The first trilateral meeting of foreign ministers from the countries comes as China steps up its investment in its neighbouring nations as part of its trillion-dollar One Belt One Road investment initiative.

China depends on Afghanistan and Pakistan to help control Xinjiang's borders, where analysts say Beijing's repressive policies have engendered riots and terrorist attacks by members of the mostly Muslim Uighur ethnic minority that calls the area home, although China disputes the claim.

Beijing regularly accuses exiled Uighur separatist groups such as the shadowy East Turkestan Islamic Movement (ETIM) of orchestrating attacks in resource-rich Xinjiang and other parts of China.

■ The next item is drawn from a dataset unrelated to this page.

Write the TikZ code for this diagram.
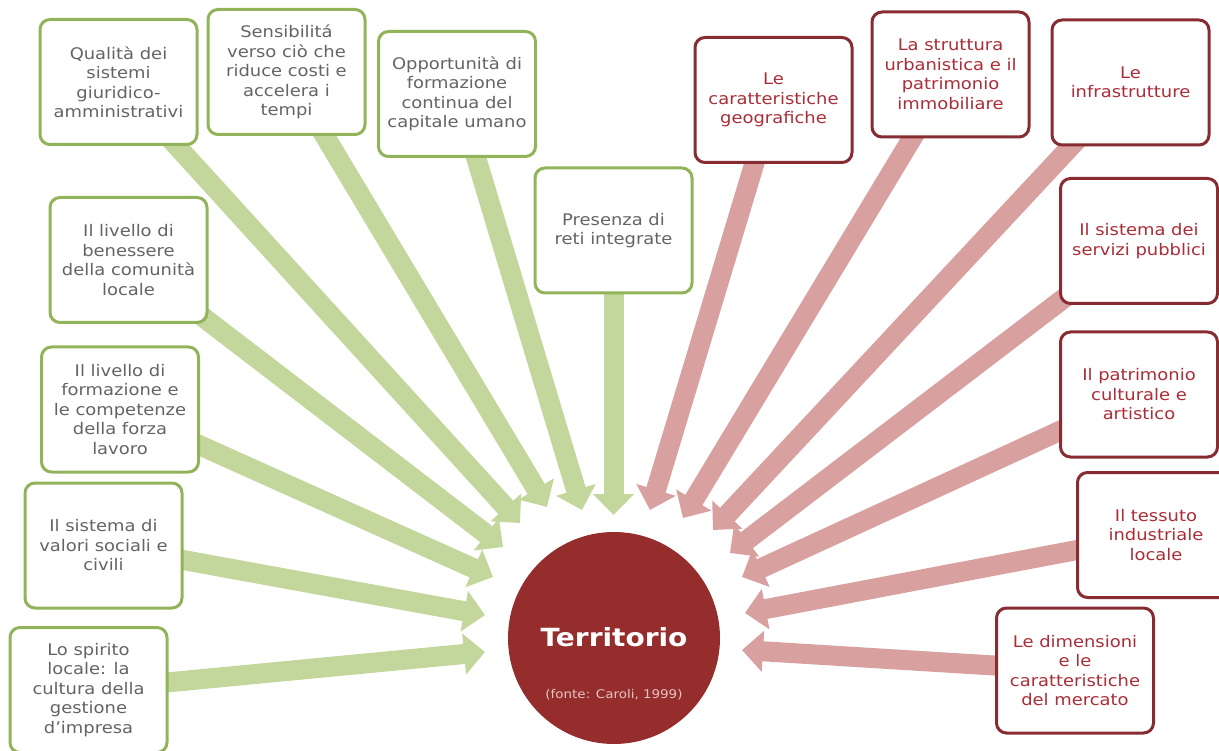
\documentclass[tikz,border=0pt]{standalone}
\usepackage{fontspec}
\setmainfont[FakeStretch=1.12]{DejaVu Sans}
\usetikzlibrary{arrows.meta}
\definecolor{gborder}{RGB}{145,180,90}
\definecolor{gtext}{RGB}{100,100,100}
\definecolor{garrowc}{RGB}{195,214,155}
\definecolor{rborder}{RGB}{135,45,50}
\definecolor{rtext}{RGB}{170,45,55}
\definecolor{rarrowc}{RGB}{217,160,160}
\definecolor{circ}{RGB}{150,45,45}
\definecolor{fonte}{RGB}{230,195,195}
\pgfdeclarelayer{bg}
\pgfsetlayers{bg,main}
\begin{document}
\begin{tikzpicture}[x=1pt,y=-1pt,
  box/.style={rectangle, rounded corners=10pt, line width=3pt, fill=white,
    minimum width=157pt, minimum height=125pt, align=center, inner sep=2pt,
    font=\fontsize{16}{19.5}\selectfont},
  gbox/.style={box, draw=gborder, text=gtext},
  rbox/.style={box, draw=rborder, text=rtext},
  garrow/.style={draw=garrowc, line width=20pt, -{Triangle[width=40pt,length=21pt]}},
  rarrow/.style={draw=rarrowc, line width=20pt, -{Triangle[width=40pt,length=21pt]}}
]
\useasboundingbox (0,0) rectangle (1219,751);
\begin{scope}
\clip (0,0) rectangle (1219,751);
% green boxes
\node[gbox] (g1) at (118.5,82) {Qualità dei\\sistemi\\giuridico-\\amministrativi};
\node[gbox] (g2) at (286.5,72) {Sensibilitá\\verso ciò che\\riduce costi e\\accelera i\\tempi};
\node[gbox] (g3) at (457,94) {Opportunità di\\formazione\\continua del\\capitale umano};
\node[gbox] (g4) at (613.5,230.5) {Presenza di\\reti integrate};
\node[gbox] (g5) at (128.5,260) {Il livello di\\benessere\\della comunità\\locale};
\node[gbox] (g6) at (120,409.5) {Il livello di\\formazione e\\le competenze\\della forza\\lavoro};
\node[gbox] (g7) at (103.5,545.5) {Il sistema di\\valori sociali e\\civili};
\node[gbox] (g8) at (88.5,690) {Lo spirito\\locale: la\\cultura della\\gestione\\d'impresa};
% red boxes
\node[rbox] (r1) at (773.5,100) {Le\\caratteristiche\\geografiche};
\node[rbox] (r2) at (950.5,74.5) {La struttura\\urbanistica e il\\patrimonio\\immobiliare};
\node[rbox] (r3) at (1130.5,82.5) {Le\\infrastrutture};
\node[rbox] (r4) at (1139,241) {Il sistema dei\\servizi pubblici};
\node[rbox] (r5) at (1139,394.5) {Il patrimonio\\culturale e\\artistico};
\node[rbox] (r6) at (1156,535) {Il tessuto\\industriale\\locale};
\node[rbox] (r7) at (1075,670.5) {Le dimensioni\\e le\\caratteristiche\\del mercato};
% centre
\node[circle, fill=circ, minimum size=212pt, inner sep=0pt] (terr) at (614,638) {};
\node[text=white, font=\bfseries\fontsize{25}{30}\selectfont] (terrlabel) at (614,637) {Territorio};
\node[text=fonte, font=\fontsize{12}{14}\selectfont] (src) at (614,695) {(fonte: Caroli, 1999)};
% arrow tips
\coordinate (tg1) at (520,523);
\coordinate (tg2) at (547,507);
\coordinate (tg3) at (582,510);
\coordinate (tg4) at (613.5,515);
\coordinate (tg5) at (503,547);
\coordinate (tg6) at (493,577);
\coordinate (tg7) at (485,615);
\coordinate (tg8) at (485,652);
\coordinate (tr1) at (650,510);
\coordinate (tr2) at (683,518);
\coordinate (tr3) at (713,530);
\coordinate (tr4) at (730,553);
\coordinate (tr5) at (742,577);
\coordinate (tr6) at (745,613);
\coordinate (tr7) at (742,650);
\begin{pgfonlayer}{bg}
\foreach \n in {1,...,8} {\draw[garrow] (g\n.center) -- (tg\n);}
\foreach \n in {1,...,7} {\draw[rarrow] (r\n.center) -- (tr\n);}
\end{pgfonlayer}
\end{scope}
\end{tikzpicture}
\end{document}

It has expressed concern about Uighur militants finding sanctuary in Afghanistan and Pakistan.

"We agreed to cooperate in fighting terrorism in all its forms and manifestations and without any distinctions of any sort," said Afghan foreign minister Salahuddin Rabbani after the meeting.

Afghanistan will continue its "resolute fight against ETIM and their support groups and networks, and overall counterterrorism cooperation", he added.

China has long pushed the international community for support in addressing the problem, which it says stems from the infiltration of "radical" religious groups into Xinjiang.

In response, Beijing has placed strict controls on religious practice in the region, turning it into a virtual police state, in a campaign that analysts say has enflamed separatist sentiment.

Chinese foreign minister Wang Yi said the three parties had reached complete consensus in fighting terrorism, adding that China would also "fully leverage" Xinjiang as a base for economic cooperation with the bordering countries.

China's Belt and Road infrastructure project seeks to revive ancient trade routes, including a massive overland network stretching through Xinjiang and neighbouring Afghanistan and Pakistan towards Europe.

China's expanding economic presence in Pakistan and Afghanistan has also brought some terrorism related setbacks.

This summer two Chinese citizens travelling on business visas to Pakistan were kidnapped in Quetta, the provincial capital of mineral-rich Balochistan province. The Islamic State group claimed responsiblity for killing them.

Pakistan said at the time that the two had been engaged in illegal preaching.